> **Exercise details**
Exactly as written, set down the lines from the top of the entries through the line bearing "minimum height=106pt] (lowpeep)", with every picture left out.

> **Task material**

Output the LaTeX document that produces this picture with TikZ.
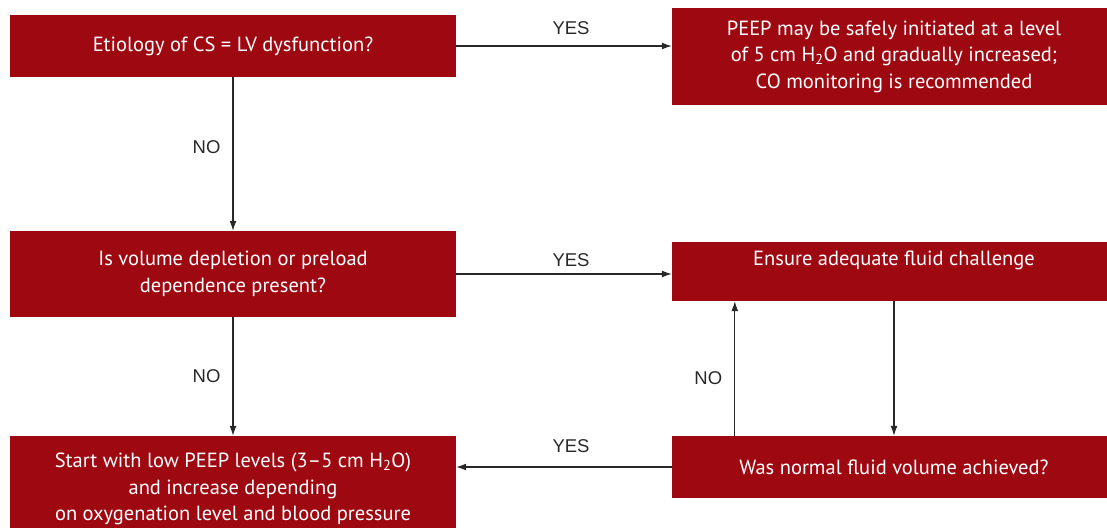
\documentclass[tikz,border=0pt]{standalone}
\usepackage{fontspec}
\setmainfont{PT Sans}
\newfontfamily\answerfont{Liberation Sans}
\usepackage{tikz}
\usetikzlibrary{arrows.meta,positioning}
\definecolor{boxred}{RGB}{158, 8, 16}
\definecolor{linegray}{RGB}{40, 40, 40}

\tikzset{
  stepbox/.style={fill=boxred, text=white, align=center, inner sep=0pt,
    minimum width=446pt, font=\fontsize{20.5}{26.5}\selectfont},
  flow/.style={-{Latex[length=10pt,width=7pt]}, draw=linegray, line width=1.2pt},
  answer/.style={font=\answerfont\fontsize{18.5}{18.5}\selectfont, text=linegray, inner sep=2pt}
}

\begin{document}
\begin{tikzpicture}[x=1pt, y=-1pt]
  \useasboundingbox (0,0) rectangle (1107,527);
  \clip (0,0) rectangle (1107,527);

  % Decision boxes (left column)
  \node[stepbox, minimum height=62pt] (etiology) at (233,46) {Etiology of CS = LV dysfunction?};
  \node[stepbox, minimum height=86pt] (volume) at (233,274) {Is volume depletion or preload\\dependence present?};
  \node[stepbox, minimum height=106pt] (lowpeep) at (233,489) {Start with low PEEP levels (3–5 cm H\textsubscript{2}O)\\and increase depending\\on oxygenation level and blood pressure};

  % Action boxes (right column)
  \node[stepbox, minimum width=444pt, minimum height=97pt] (peepsafe) at (894,56.5) {PEEP may be safely initiated at a level\\of 5 cm H\textsubscript{2}O and gradually increased;\\CO monitoring is recommended};
  \node[stepbox, minimum width=444pt, minimum height=59pt] (fluid) at (894,271.5) {Ensure adequate fluid challenge\\~};
  \node[stepbox, minimum width=444pt, minimum height=62pt] (achieved) at (894,467) {Was normal fluid volume achieved?};

  % Connectors
  \draw[flow] (etiology.east) -- (etiology.east -| peepsafe.west) node[answer, midway, above=9pt, xshift=7pt] {YES};
  \draw[flow] (etiology) -- (volume) node[answer, pos=0.455, left=10pt] {NO};
  \draw[flow] (volume.east) -- (volume.east -| fluid.west) node[answer, midway, above=5pt, xshift=7pt] {YES};
  \draw[flow] (volume) -- (lowpeep) node[answer, midway, left=10pt] {NO};
  \draw[flow] (fluid) -- (achieved);
  \draw[flow] ([xshift=63pt]achieved.north west) -- ([xshift=63pt]fluid.south west) node[answer, pos=0.43, left=10pt] {NO};
  \draw[flow] (achieved.west) -- (achieved.west -| lowpeep.east) node[answer, midway, above=12pt, xshift=7pt] {YES};
\end{tikzpicture}
\end{document}
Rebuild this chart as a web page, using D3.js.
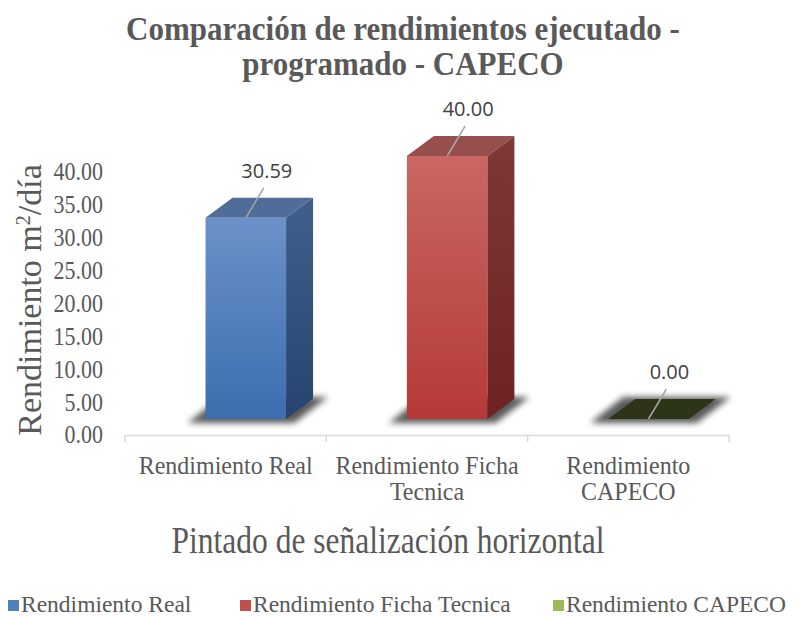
<!DOCTYPE html>
<html>
<head>
<meta charset="utf-8">
<script src="https://cdn.jsdelivr.net/npm/d3@7"></script>
<style>
  body { margin: 0; background: #fff; }
  svg text { font-family: "Liberation Serif", "Times New Roman", serif; fill: #595959; }
</style>
</head>
<body>
<div id="chart"></div>
<script>
// chart data
const categories = ["Rendimiento Real", "Rendimiento Ficha Tecnica", "Rendimiento CAPECO"];
const categoryLines = [["Rendimiento Real"], ["Rendimiento Ficha", "Tecnica"], ["Rendimiento", "CAPECO"]];
const values = [30.59, 40.00, 0.00];
const yTicks = [0, 5, 10, 15, 20, 25, 30, 35, 40];
const titleLines = ["Comparación de rendimientos ejecutado -", "programado - CAPECO"];
const xTitle = "Pintado de señalización horizontal";

// colours for each bar: legend, front top, front bottom, side top, side bottom, top face
const legendColors = ["#4f81bd", "#c0504d", "#9bbb59"];
const frontTop = ["#6b91c9", "#c96762", "#2d3519"];
const frontBottom = ["#3b6eb0", "#b53a37", "#2d3519"];
const sideTop = ["#415f8d", "#7f3836", "#2d3519"];
const sideBottom = ["#26446f", "#6f2222", "#2d3519"];
const topFace = ["#4f6d98", "#964f4c", "#2d3519"];

const W = 799, H = 617;
const svg = d3.select("#chart").append("svg").attr("width", W).attr("height", H);
const defs = svg.append("defs");

// the source picture is a bit taller than wide, so the serif texts get stretched
const tall = (px, py, k) => `translate(${px},${py}) scale(1,${k})`;

// blur used for the floor shadows
defs.append("filter").attr("id", "blur")
    .attr("x", "-20%").attr("y", "-50%").attr("width", "140%").attr("height", "200%")
  .append("feGaussianBlur").attr("stdDeviation", 3);

categories.forEach((c, i) => {
  const g1 = defs.append("linearGradient").attr("id", "front" + i)
      .attr("x1", 0).attr("y1", 0).attr("x2", 0).attr("y2", 1);
  g1.append("stop").attr("offset", "0%").attr("stop-color", frontTop[i]);
  g1.append("stop").attr("offset", "100%").attr("stop-color", frontBottom[i]);
  const g2 = defs.append("linearGradient").attr("id", "side" + i)
      .attr("x1", 0).attr("y1", 0).attr("x2", 0).attr("y2", 1);
  g2.append("stop").attr("offset", "0%").attr("stop-color", sideTop[i]);
  g2.append("stop").attr("offset", "100%").attr("stop-color", sideBottom[i]);
});

// scales
const x = d3.scaleBand().domain(categories).range([125, 729]).padding(0);
const y = d3.scaleLinear().domain([0, 40]).range([435, 172]);

const floorShift = 16;            // bars stand a little behind the axis line
const depthX = 27, depthY = 20;   // 3d depth of the columns
const frontW = x.bandwidth() * 0.4;
const frontL = c => x(c) + x.bandwidth() * 0.4;
const baseY = y(0) - floorShift;

// title
svg.append("g").selectAll("text").data(titleLines).enter().append("text")
    .attr("transform", (d, i) => tall(403, 40 + i * 35, 1.12))
    .attr("text-anchor", "middle")
    .style("font-size", "31px").style("font-weight", "bold")
    .text(d => d);

// y axis labels (no line)
const yAxis = svg.append("g").attr("transform", "translate(103,0)")
    .call(d3.axisLeft(y).tickValues(yTicks).tickFormat(d3.format(".2f")).tickSize(0).tickPadding(0));
yAxis.select(".domain").remove();
yAxis.selectAll("text").style("font-size", "22px").attr("fill", "#595959").attr("font-family", null)
    .attr("transform", "scale(1,1.12)");

// y axis title
svg.append("text")
    .attr("transform", "translate(41,300) rotate(-90)")
    .attr("text-anchor", "middle")
    .style("font-size", "34px")
    .html('Rendimiento m<tspan baseline-shift="super" style="font-size:20px">2</tspan>/día');

// x axis line with ticks
const xAxis = svg.append("g").attr("transform", `translate(0,${y(0)})`)
    .call(d3.axisBottom(x).tickSize(0).tickFormat(""));
xAxis.select(".domain").attr("stroke", "#d9d9d9").attr("stroke-width", 1.5);
xAxis.selectAll(".tick").remove();
const bounds = x.domain().map(d => x(d)).concat([x.range()[1]]);
xAxis.selectAll("line.tk").data(bounds).enter().append("line")
    .attr("x1", d => d).attr("x2", d => d).attr("y1", 0).attr("y2", 7)
    .attr("stroke", "#d9d9d9").attr("stroke-width", 1.5);

// category labels
categoryLines.forEach((lines, i) => {
  const cx = x(categories[i]) + x.bandwidth() / 2;
  svg.append("g").selectAll("text").data(lines).enter().append("text")
      .attr("transform", (d, j) => tall(cx, 474 + j * 26, 1.05))
      .attr("text-anchor", "middle")
      .style("font-size", "24px")
      .text(d => d);
});

// x axis title
svg.append("text")
    .attr("transform", tall(388, 553, 1.2))
    .attr("text-anchor", "middle")
    .style("font-size", "31.5px")
    .text(xTitle);

// bars
const bars = svg.append("g");
categories.forEach((c, i) => {
  const l = frontL(c), r = l + frontW;
  const t = y(values[i]) - floorShift;
  const g = bars.append("g");

  // floor shadow
  g.append("polygon")
      .attr("points", [[l - 18, baseY + 4], [r + 8, baseY + 4], [r + depthX + 15, baseY - depthY - 2], [l + depthX - 12, baseY - depthY - 2]].join(" "))
      .attr("fill", "#000").attr("opacity", 0.65).attr("filter", "url(#blur)");

  if (values[i] > 0) {
    g.append("rect").attr("x", l).attr("y", t).attr("width", frontW).attr("height", baseY - t)
        .attr("fill", `url(#front${i})`);
    g.append("polygon")
        .attr("points", [[r, t], [r + depthX, t - depthY], [r + depthX, baseY - depthY], [r, baseY]].join(" "))
        .attr("fill", `url(#side${i})`);
  }
  g.append("polygon")
      .attr("points", [[l, t], [r, t], [r + depthX, t - depthY], [l + depthX, t - depthY]].join(" "))
      .attr("fill", topFace[i]);

  // leader line and data label
  const cx = l + frontW / 2;
  g.append("line")
      .attr("x1", cx).attr("y1", t).attr("x2", cx + 18).attr("y2", t - 30)
      .attr("stroke", "#a6a6a6").attr("stroke-width", 1.5);
  g.append("text")
      .attr("x", cx + 21).attr("y", t - 40)
      .attr("text-anchor", "middle")
      .style("font-family", "'Open Sans', sans-serif").style("font-size", "20px").style("fill", "#404040")
      .text(values[i].toFixed(2));
});

// legend
const legendX = [8, 240, 553];
const legend = svg.append("g").selectAll("g").data(categories).enter().append("g")
    .attr("transform", (d, i) => `translate(${legendX[i]},606)`);
legend.append("rect").attr("x", 0).attr("y", -6).attr("width", 11).attr("height", 11)
    .attr("fill", (d, i) => legendColors[i]);
legend.append("text").attr("x", 13).attr("y", 6)
    .style("font-size", "23.5px")
    .text(d => d);
</script>
</body>
</html>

> **Answer to this exercise**
Output the LaTeX document that produces this picture with TikZ.
\documentclass[tikz,border=0pt]{standalone}
\usepackage{fontspec}
\setmainfont{PT Sans}
\newfontfamily\answerfont{Liberation Sans}
\usepackage{tikz}
\usetikzlibrary{arrows.meta,positioning}
\definecolor{boxred}{RGB}{158, 8, 16}
\definecolor{linegray}{RGB}{40, 40, 40}

\tikzset{
  stepbox/.style={fill=boxred, text=white, align=center, inner sep=0pt,
    minimum width=446pt, font=\fontsize{20.5}{26.5}\selectfont},
  flow/.style={-{Latex[length=10pt,width=7pt]}, draw=linegray, line width=1.2pt},
  answer/.style={font=\answerfont\fontsize{18.5}{18.5}\selectfont, text=linegray, inner sep=2pt}
}

\begin{document}
\begin{tikzpicture}[x=1pt, y=-1pt]
  \useasboundingbox (0,0) rectangle (1107,527);
  \clip (0,0) rectangle (1107,527);

  % Decision boxes (left column)
  \node[stepbox, minimum height=62pt] (etiology) at (233,46) {Etiology of CS = LV dysfunction?};
  \node[stepbox, minimum height=86pt] (volume) at (233,274) {Is volume depletion or preload\\dependence present?};
  \node[stepbox, minimum height=106pt] (lowpeep) at (233,489) {Start with low PEEP levels (3–5 cm H\textsubscript{2}O)\\and increase depending\\on oxygenation level and blood pressure};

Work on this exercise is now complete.